Crude oil costs $72 per barrel today according to the nice folks at CBS news. Now that doesn't mean much to me...how big is a barrel of oil? Looked that one up too, and found a reference that says it is 42 gallons. From which you get about 19 gallons of gasoline.

But wait, doesn't that work out to the gasoline costing more than $3 per gallon even before profit and taxes are added in? Nope. Because the 23 gallons of "waste product" are sellable products. Like mineral oil or petroleum jelly, which are widely used in the cosmetics industry. So lets assume though that the $72 per barrel cost for crude oil is evenly distrubted to each gallon of initial 42 (which means we assume NO waste from the crude oil)...thats still $1.76 per gallon.

And remember, the profit in gasoline is not all going back to the "big oil companies." Your local gas station needs to make some money to pay the employees--your neighbors who might like to be able to feed their families. The 11 o'clock news tonight (4/28) reports that the average gas station makes $.10 per gallon profit on a cash purchase--but that gets cut to $.05 when a credit card is used due to the credit card surcharges. Either way you slice it, $.10 per gallon of the cost of gasoline is going to the local station.

So even if you take the 2000 data of $.50 per gallon in taxes, and add to that $1.76 in crude oil cost, and $.10 for the local station, you come to $2.36 per gallon. That means there is only $.51 left for production costs, distribution, advertising and profit in that $2.87 per gallon gasoline I purchased this afternoon.

What happened to $.90 per gallon profit? It certainly has gotten eaten away. I really think that most of that $.51 is going to actual production and distribution costs.

That's right. I don't really think that there is a lot of a profit margin in gasoline. At best, there is $.51, which amounts to only a bit higher than a 15% profit margin. How many companies could stay afloat on a 15% profit?

The profit margin is in other products sold by the petroleum industry. Perhaps keronsene, jet fuel, I don't know. I tend to think that it is in the other "petroleum products" that are sold to industry.

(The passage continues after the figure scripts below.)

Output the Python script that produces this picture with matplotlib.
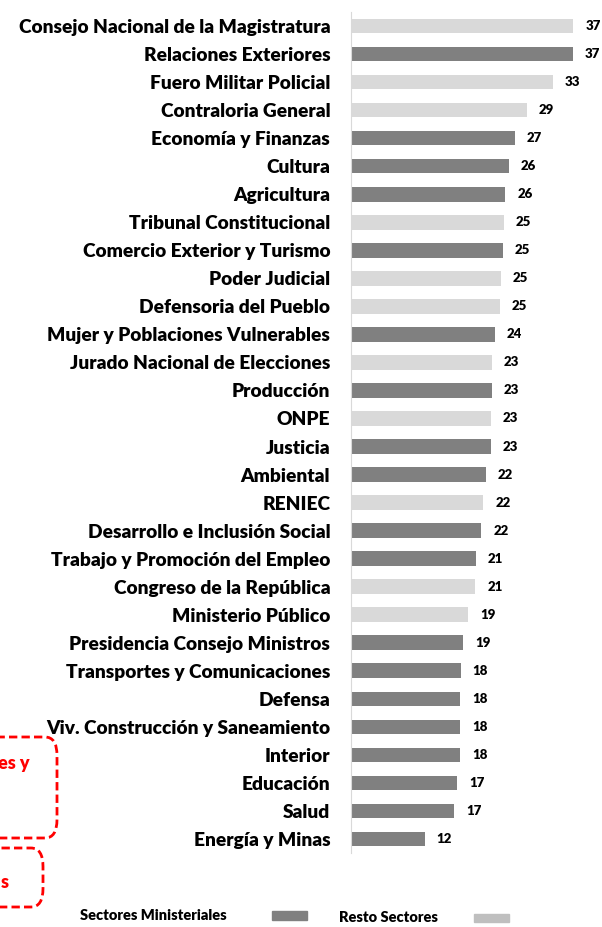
import matplotlib.pyplot as plt
from matplotlib.patches import FancyBboxPatch, Rectangle

# sectores, de arriba hacia abajo
sectores = ["Consejo Nacional de la Magistratura", "Relaciones Exteriores", "Fuero Militar Policial",
            "Contraloria General", "Economía y Finanzas", "Cultura", "Agricultura",
            "Tribunal Constitucional", "Comercio Exterior y Turismo", "Poder Judicial",
            "Defensoria del Pueblo", "Mujer y Poblaciones Vulnerables", "Jurado Nacional de Elecciones",
            "Producción", "ONPE", "Justicia", "Ambiental", "RENIEC", "Desarrollo e Inclusión Social",
            "Trabajo y Promoción del Empleo", "Congreso de la República", "Ministerio Público",
            "Presidencia Consejo Ministros", "Transportes y Comunicaciones", "Defensa",
            "Viv. Construcción y Saneamiento", "Interior", "Educación", "Salud", "Energía y Minas"]

valores = [37.05, 36.95, 33.6, 29.3, 27.3, 26.3, 25.7, 25.5, 25.3, 25.0,
           24.8, 24.0, 23.5, 23.5, 23.3, 23.3, 22.5, 22.05, 21.7, 20.8,
           20.7, 19.5, 18.7, 18.3, 18.2, 18.2, 18.2, 17.7, 17.2, 12.3]

etiquetas = [37, 37, 33, 29, 27, 26, 26, 25, 25, 25,
             25, 24, 23, 23, 23, 23, 22, 22, 22, 21,
             21, 19, 19, 18, 18, 18, 18, 17, 17, 12]

# 1 = Sectores Ministeriales, 0 = Resto Sectores
ministerial = [0, 1, 0, 0, 1, 1, 1, 0, 1, 0,
               0, 1, 0, 1, 0, 1, 1, 0, 1, 1,
               0, 0, 1, 1, 1, 1, 1, 1, 1, 1]

OSCURO = "#808080"
CLARO = "#d9d9d9"

plt.rcParams['font.family'] = ['Lato', 'DejaVu Sans']

fig = plt.figure(figsize=(6.02, 9.27), dpi=100)
W, H = 602, 927
ax = fig.add_axes([351 / W, 1 - 853 / H, 1 - 351 / W, (853 - 12) / H])

y = list(range(len(sectores)))
colores = [OSCURO if m else CLARO for m in ministerial]
ax.barh(y, valores, height=0.52, color=colores)

for yi, v, lab in zip(y, valores, etiquetas):
    ax.annotate(str(lab), (v, yi), xytext=(8.6, 0), textcoords="offset points",
                va="center", ha="left", fontsize=9.5, fontweight="heavy")

ax.set_ylim(29.5, -0.5)
ax.set_xlim(0, 251 / 6)
ax.set_yticks(y)
ax.set_yticklabels(sectores, fontsize=13.75, fontweight="heavy")
ax.tick_params(axis="y", length=0, pad=15)
ax.tick_params(axis="x", bottom=False, labelbottom=False)
for s in ["top", "right", "bottom"]:
    ax.spines[s].set_visible(False)
ax.spines["left"].set_color("#d9d9d9")

# leyenda
fig.text(80 / W, 1 - 915 / H, "Sectores Ministeriales", fontsize=10.5, fontweight="heavy", va="center")
fig.patches.append(Rectangle((272 / W, 1 - 920 / H), 35 / W, 9 / H, transform=fig.transFigure,
                             color=OSCURO))
fig.text(339 / W, 1 - 917 / H, "Resto Sectores", fontsize=10.5, fontweight="heavy", va="center")
fig.patches.append(Rectangle((474 / W, 1 - 922 / H), 35 / W, 8 / H, transform=fig.transFigure,
                             color="#bfbfbf"))

# recuadros rojos cortados a la izquierda
caja1 = FancyBboxPatch((-40 / W, 1 - 838 / H), 97 / W, 101 / H, transform=fig.transFigure,
                       boxstyle="round,pad=0,rounding_size=0.02", fill=False,
                       edgecolor="#ff0000", linestyle=(0, (3, 1.5)), linewidth=2)
caja2 = FancyBboxPatch((-40 / W, 1 - 907 / H), 83 / W, 59 / H, transform=fig.transFigure,
                       boxstyle="round,pad=0,rounding_size=0.02", fill=False,
                       edgecolor="#ff0000", linestyle=(0, (3, 1.5)), linewidth=2)
fig.patches.extend([caja1, caja2])
fig.text(30 / W, 1 - 763 / H, "es y", color="#ff0000", fontsize=13, fontweight="heavy",
         ha="right", va="center")
fig.text(9 / W, 1 - 883 / H, "s", color="#ff0000", fontsize=13, fontweight="heavy",
         ha="right", va="center")

fig.savefig("out.png", dpi=100)
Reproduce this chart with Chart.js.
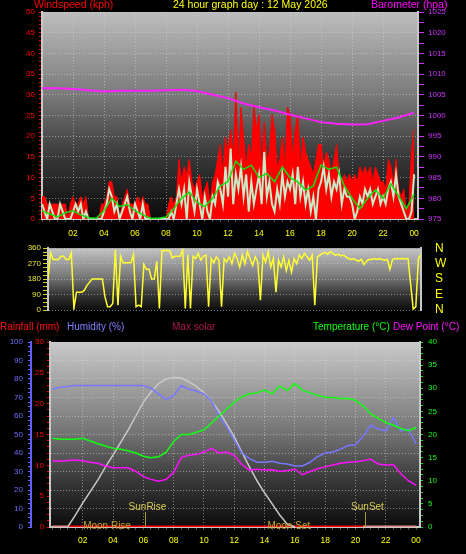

For example, lets take baby oil. Its over 99% mineral oil...and mineral oil is what? A by product of the purification of gasoline from crude oil. The petroleum industry sells mineral oil to the cosmetics industry, which uses it as a diluent in MANY cosmetic products. Anyway...straight baby oil sells for $2.19 for a 4 oz bottle on Amazon. com. That works out to $70.08 per gallon!

Why isn't there a public outcry about the outrageous profit margin in the sale of mineral oil? I will submit that the price of gasoline is used by politicians (and the media, not that THEY have an agenda...) to whip the public up into a frenzy because it is a product that is used by nearly all Americans, and in large quanities. It's easy, because quite frankly, most Americans don't bother to think analytically about these things.

I know that a lot of fuss has been made about oil executive salarys. And when they make "tens of millions per year" as was reported in one venue about Exxon, that is troubling.
But how much per gallon are those salaries really costing the average consumer? I've tried finding out how many gallons of gasoline are sold per year. Can't find it. I can find that there are about 300 million people in the US. So if 30 oil company execs each had a 10 million dollar pay cut, that would still only amount to $1 per person in the US. That's hardly significant. Especially when you consider that I would estimate that my family of 6 is purchasing well over 150 gallons of gasoline per person in a year.

Now don't get me wrong...its not that I think that oil execs should still keep making these obnoxious salaries. I'm just trying to point out that those salaries really aren't affecting gas prices significantly. What they are more likely significantly impacting are the salaries made by "rank & file" employees at the gas companies.

In the end, I think that really the most important contributor to current gas prices is OPEC. Oh, well that and environmentalists who will not let us drill for oil on our own turf.